Se considérer « neutre en carbone ». Le problème : le mécanisme des GO concerne seulement la consommation électrique et/ou de chaleur (pour le gaz vert) de l’entreprise. Elle n’intervient que dans le scope 2 du bilan carbone réalisé, pas dans les deux autres. En d’autres termes, acheter des GO est louable, mais elles n’impactent qu’une partie des émissions de CO2 de l’entreprise.
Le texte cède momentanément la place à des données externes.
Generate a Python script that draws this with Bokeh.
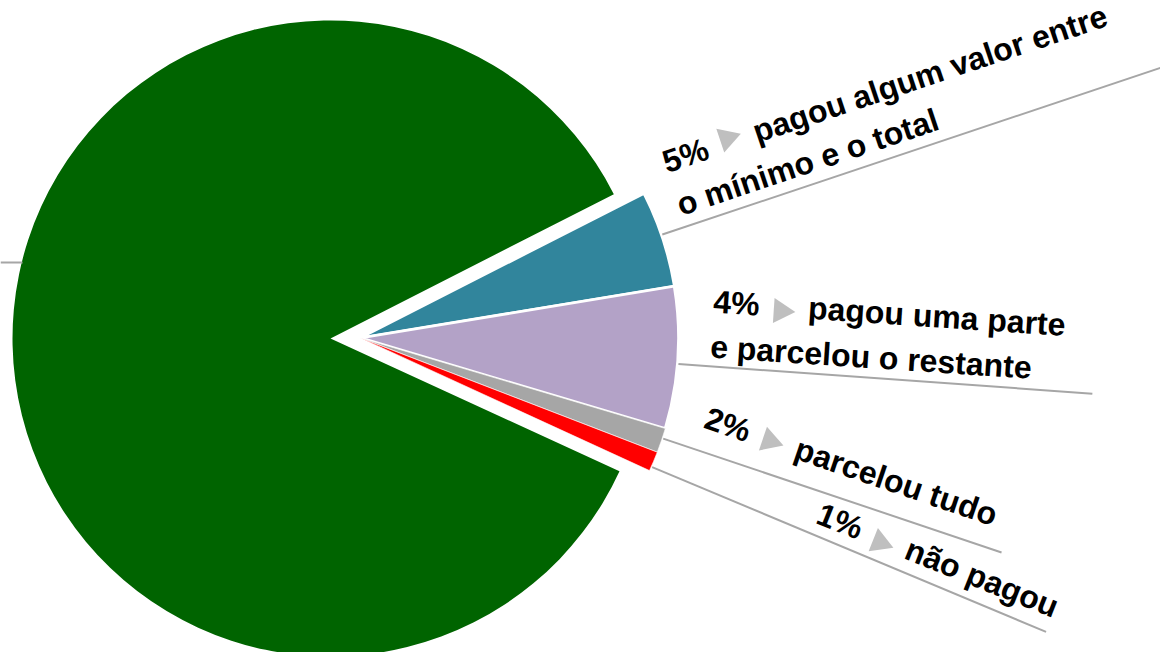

D’autant plus que considérer que sa consommation électrique est neutre en carbone n’est pas forcément vrai. En effet, même si l’on achète des GO, sa production a engendré des émissions de CO2. N’oublions pas non plus que le MWh renouvelable acheté via une GO n’est pas directement consommé par l’entreprise. Acheter de l’électricité dite « verte » ne nous rend pas neutre en carbone !


C’est pourquoi la compensation carbone s'impose de plus en plus là où les GO étaient utilisées par défaut. De son côté, elle intervient sur les scopes 1, 2 et 3. Elle comprend l’intégralité des émissions résiduelles générées par l’organisation. Cependant, avant d’imaginer la compensation, il est nécessaire pour l’entreprise de chercher à éviter et réduire ses émissions de CO2 en amont. Ensuite, la compensation peut être envisagée, mais seulement pour les émissions incompressibles, celles qui ne peuvent être ni évitées, ni réduites. Elle est possible en France depuis peu grâce au Label Bas Carbone, un label rigoureux créé par le Ministère de la Transition écologique et l’I4CE en vue de financer des projets locaux et durables.


La compensation carbone n’est donc pas à mettre en concurrence avec les GO. Ce sont deux mécanismes distincts. Il n’empêche que la compensation reste certes plus couteuse pour l’entreprise engagée dans une démarche durable, mais son impact est bien plus large.